Conforme avanzaban las diligencias, propios y extraños advertían que no había salvación posible para los presos. Concluyeron los trámites, se cerró el proceso y no tardaron en pronunciarse las sentencias. Ay y los hermanos Puc fueron condenados a muerte. Ay fue puesto en capilla y corrió el rumor de que, viéndose perdido, confesó sus crímenes, se arrepintió de ellos, hizo declaraciones comprometedoras para los otros caciques implicados en la conjura y se dolió de los males que traería la rebelión proyectada por los indios. La gente lo tuvo por un monstruo de maldad, producto del odio que su raza sentía contra los blancos. No hubo quien no pensara que el infeliz merecía el suplicio de la muerte. Según refirieron algunos testigos, en la celda tuvo lugar la escena que aquí se cuenta.

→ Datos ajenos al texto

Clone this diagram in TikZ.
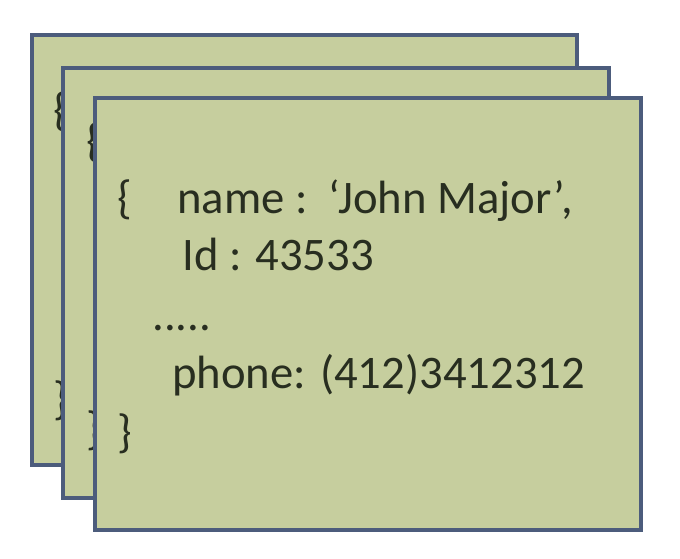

Pocas horas antes de morir, Ay pidió hablar con un hijo que tenía. El muchacho fue traído y cuando entró en la celda, su padre se demudó y, deshecho en lágrimas, lo besó y le pidió que se arrodillara, pues iba a decirle palabras de gravedad. El muchacho obedeció y entonces Ay le puso las manos sobre la cabeza y le habló así:

–Hijo mío, voy a morir por haber tramado una rebelión contra los blancos que son nuestros amos. No sigas mi ejemplo que es consecuencia del error en que caí, mal aconsejado por otros. Muerto yo, tu madre y tus hermanos se verán desamparados. En tus manos quedan: sé tú el sostén de ellos y no los abandones nunca. Prométeme que así lo harás y entonces moriré y tranquilo–. Luego quitándose la camisa que llevaba y poniéndose otra que allí tenía, añadió:

–Toma esta camisa en memoria de tu padre. Conserva también mi sombrero y mis alpargatas. Este pañuelo que te doy llévaselo a tu madre y dile que mañana no venga a la ciudad.

Padre e hijo se abrazaron en silencio. Pero como el niño iba a llorar, Ay le dijo:

–No llores, ¿no ves que hay gente aquí?

El niño, al retirarse se echó a llorar.

Así llegó la hora del fusilamiento. Para prevenir desórdenes del pueblo, el coronel Rosado mandó redoblar la guardia que formó el cuadro. Manuel Antonio Ay fue sacado de la cárcel y conducido a la plaza de Santa Ana de la ciudad de Valladolid. El reo caminó sereno y se paró en el sitio que le indicaron y no permitió que le vendaran los ojos. Una descarga lo abatió, se le doblaron las piernas y cayó de bruces. Los indios que presenciaron la ejecución tenían los ojos enjutos y las manos crispadas. Pocas horas después fueron fusilados los hermanos Puc. Eran tres y se llamaban: Rudesindo, Felipe y Santiago. Antes de morir se abrazaron y el menor, después de santiguarse, cerró los ojos. Muerto, los tenía abiertos.

El cadáver de Ay fue conducido en una carretela al pueblo de Chichimilá, con el objeto de exhibirlo. En el camino la comitiva se cruzó con el hijo y la mujer del cacique; ésta quiso ver el cuerpo de su marido, pero el oficial que conducía la tropa negó el permiso, alegando preceptos de la Ordenanza. Una vez en el pueblo colocaron el cadáver sobre unas tablas y delante de él desfilaron los indios de la región. Algunos le tocaban la frente y se llevaban los dedos a los labios en señal de respeto. ¡Qué cara de espanto tenían aquellos hombres! Vinieron luego otros muchos indios de los pueblos vecinos y empezaron a gritar con tanta furia que los blancos se alarmaron y pidieron protección para trasladarse a Valladolid. Como esta amenaza duró toda la noche, al día siguiente se contrataron coches, carretas y bolanes y se organizó una caravana que, escoltada por la misma tropa que había traído el cadáver, abandonó Chichimilá y tomó el camino de Valladolid. La llegada de la caravana agravó la inquietud que ya prevalecía entre los vecinos de la ciudad.